**Exercise objective**
Below is a listing; write it out exactly and drop any images from it.

(Entries with chart source code)
************

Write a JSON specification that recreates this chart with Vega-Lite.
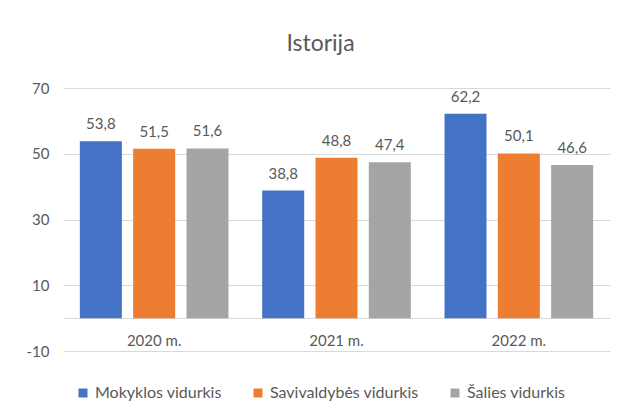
{
  "$schema": "https://vega.github.io/schema/vega-lite/v6.json",
  "width": 547,
  "height": 263,
  "autosize": {"type": "none"},
  "padding": {"left": 63, "top": 88, "right": 11, "bottom": 64},
  "background": "white",
  "config": {
    "font": "Lato",
    "view": {"stroke": null},
    "locale": {"number": {"decimal": ",", "thousands": " ", "grouping": [3], "currency": ["", " €"], "minus": "-"}}
  },
  "title": {
    "text": "Istorija",
    "fontSize": 23,
    "fontWeight": "normal",
    "color": "#595959",
    "anchor": "middle",
    "dx": -16,
    "offset": 25
  },
  "data": {
    "values": [
      {"year": "2020 m.", "series": "Mokyklos vidurkis", "value": 53.8},
      {"year": "2020 m.", "series": "Savivaldybės vidurkis", "value": 51.5},
      {"year": "2020 m.", "series": "Šalies vidurkis", "value": 51.6},
      {"year": "2021 m.", "series": "Mokyklos vidurkis", "value": 38.8},
      {"year": "2021 m.", "series": "Savivaldybės vidurkis", "value": 48.8},
      {"year": "2021 m.", "series": "Šalies vidurkis", "value": 47.4},
      {"year": "2022 m.", "series": "Mokyklos vidurkis", "value": 62.2},
      {"year": "2022 m.", "series": "Savivaldybės vidurkis", "value": 50.1},
      {"year": "2022 m.", "series": "Šalies vidurkis", "value": 46.6}
    ]
  },
  "encoding": {
    "x": {
      "field": "year",
      "type": "nominal",
      "scale": {"paddingInner": 0, "paddingOuter": 0},
      "axis": {
        "title": null,
        "orient": "bottom",
        "offset": -33,
        "domain": true,
        "domainColor": "#D9D9D9",
        "domainWidth": 1,
        "ticks": false,
        "labelAngle": 0,
        "labelColor": "#595959",
        "labelFontSize": 15,
        "labelBaseline": "top",
        "labelPadding": 15
      }
    },
    "xOffset": {
      "field": "series",
      "type": "nominal",
      "scale": {"paddingInner": 0.212, "paddingOuter": 0.316}
    },
    "y": {
      "field": "value",
      "type": "quantitative",
      "scale": {"domain": [-10, 70], "nice": false, "zero": false},
      "axis": {
        "title": null,
        "values": [-10, 10, 30, 50, 70],
        "domain": false,
        "ticks": false,
        "gridColor": "#D9D9D9",
        "gridWidth": 1,
        "labelColor": "#595959",
        "labelFontSize": 15,
        "labelPadding": 14
      }
    }
  },
  "layer": [
    {
      "mark": {"type": "bar"},
      "encoding": {
        "y2": {"datum": 0},
        "color": {
          "field": "series",
          "type": "nominal",
          "scale": {
            "domain": ["Mokyklos vidurkis", "Savivaldybės vidurkis", "Šalies vidurkis"],
            "range": ["#4472C4", "#ED7D31", "#A5A5A5"]
          },
          "legend": {
            "title": null,
            "orient": "none",
            "direction": "horizontal",
            "legendX": 12,
            "legendY": 297,
            "symbolType": "square",
            "symbolSize": 81,
            "symbolStrokeWidth": 0,
            "symbolOpacity": 1,
            "labelColor": "#595959",
            "labelFontSize": 16,
            "labelOffset": 4,
            "columnPadding": 28
          }
        }
      }
    },
    {
      "mark": {"type": "text", "baseline": "middle", "dy": -17, "fontSize": 15, "color": "#595959"},
      "encoding": {
        "text": {"field": "value", "type": "quantitative", "format": ".1f"}
      }
    }
  ]
}
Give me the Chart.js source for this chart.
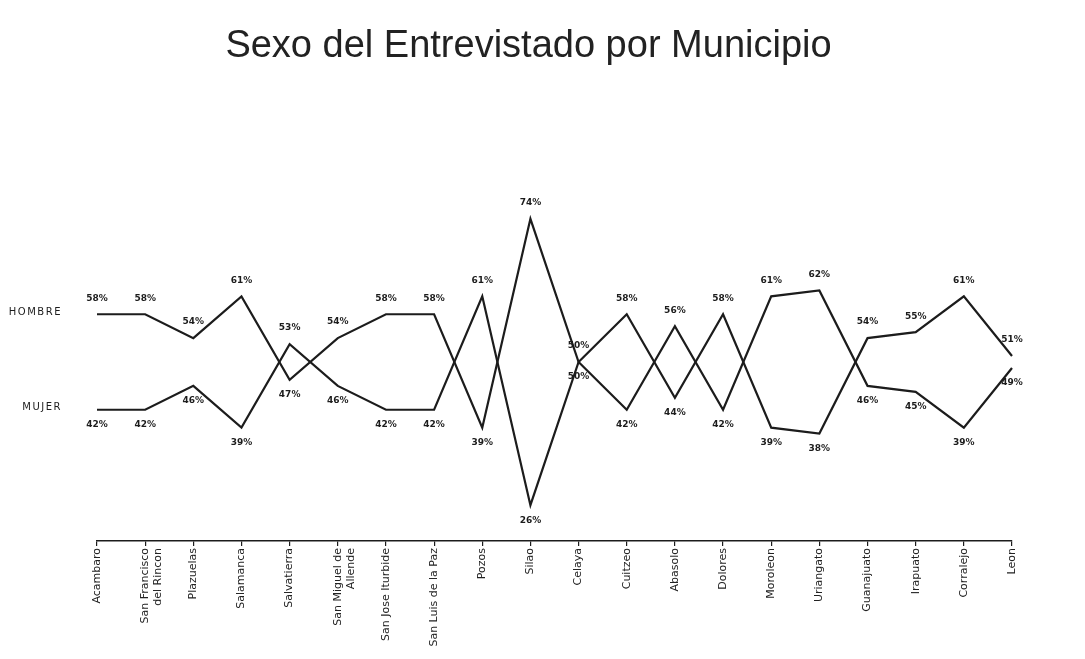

************

**Correct response**
Write a JSON specification that recreates this chart with Vega-Lite.
{
  "$schema": "https://vega.github.io/schema/vega-lite/v6.json",
  "width": 547,
  "height": 263,
  "autosize": {"type": "none"},
  "padding": {"left": 63, "top": 88, "right": 11, "bottom": 64},
  "background": "white",
  "config": {
    "font": "Lato",
    "view": {"stroke": null},
    "locale": {"number": {"decimal": ",", "thousands": " ", "grouping": [3], "currency": ["", " €"], "minus": "-"}}
  },
  "title": {
    "text": "Istorija",
    "fontSize": 23,
    "fontWeight": "normal",
    "color": "#595959",
    "anchor": "middle",
    "dx": -16,
    "offset": 25
  },
  "data": {
    "values": [
      {"year": "2020 m.", "series": "Mokyklos vidurkis", "value": 53.8},
      {"year": "2020 m.", "series": "Savivaldybės vidurkis", "value": 51.5},
      {"year": "2020 m.", "series": "Šalies vidurkis", "value": 51.6},
      {"year": "2021 m.", "series": "Mokyklos vidurkis", "value": 38.8},
      {"year": "2021 m.", "series": "Savivaldybės vidurkis", "value": 48.8},
      {"year": "2021 m.", "series": "Šalies vidurkis", "value": 47.4},
      {"year": "2022 m.", "series": "Mokyklos vidurkis", "value": 62.2},
      {"year": "2022 m.", "series": "Savivaldybės vidurkis", "value": 50.1},
      {"year": "2022 m.", "series": "Šalies vidurkis", "value": 46.6}
    ]
  },
  "encoding": {
    "x": {
      "field": "year",
      "type": "nominal",
      "scale": {"paddingInner": 0, "paddingOuter": 0},
      "axis": {
        "title": null,
        "orient": "bottom",
        "offset": -33,
        "domain": true,
        "domainColor": "#D9D9D9",
        "domainWidth": 1,
        "ticks": false,
        "labelAngle": 0,
        "labelColor": "#595959",
        "labelFontSize": 15,
        "labelBaseline": "top",
        "labelPadding": 15
      }
    },
    "xOffset": {
      "field": "series",
      "type": "nominal",
      "scale": {"paddingInner": 0.212, "paddingOuter": 0.316}
    },
    "y": {
      "field": "value",
      "type": "quantitative",
      "scale": {"domain": [-10, 70], "nice": false, "zero": false},
      "axis": {
        "title": null,
        "values": [-10, 10, 30, 50, 70],
        "domain": false,
        "ticks": false,
        "gridColor": "#D9D9D9",
        "gridWidth": 1,
        "labelColor": "#595959",
        "labelFontSize": 15,
        "labelPadding": 14
      }
    }
  },
  "layer": [
    {
      "mark": {"type": "bar"},
      "encoding": {
        "y2": {"datum": 0},
        "color": {
          "field": "series",
          "type": "nominal",
          "scale": {
            "domain": ["Mokyklos vidurkis", "Savivaldybės vidurkis", "Šalies vidurkis"],
            "range": ["#4472C4", "#ED7D31", "#A5A5A5"]
          },
          "legend": {
            "title": null,
            "orient": "none",
            "direction": "horizontal",
            "legendX": 12,
            "legendY": 297,
            "symbolType": "square",
            "symbolSize": 81,
            "symbolStrokeWidth": 0,
            "symbolOpacity": 1,
            "labelColor": "#595959",
            "labelFontSize": 16,
            "labelOffset": 4,
            "columnPadding": 28
          }
        }
      }
    },
    {
      "mark": {"type": "text", "baseline": "middle", "dy": -17, "fontSize": 15, "color": "#595959"},
      "encoding": {
        "text": {"field": "value", "type": "quantitative", "format": ".1f"}
      }
    }
  ]
}
Give me the Chart.js source for this chart.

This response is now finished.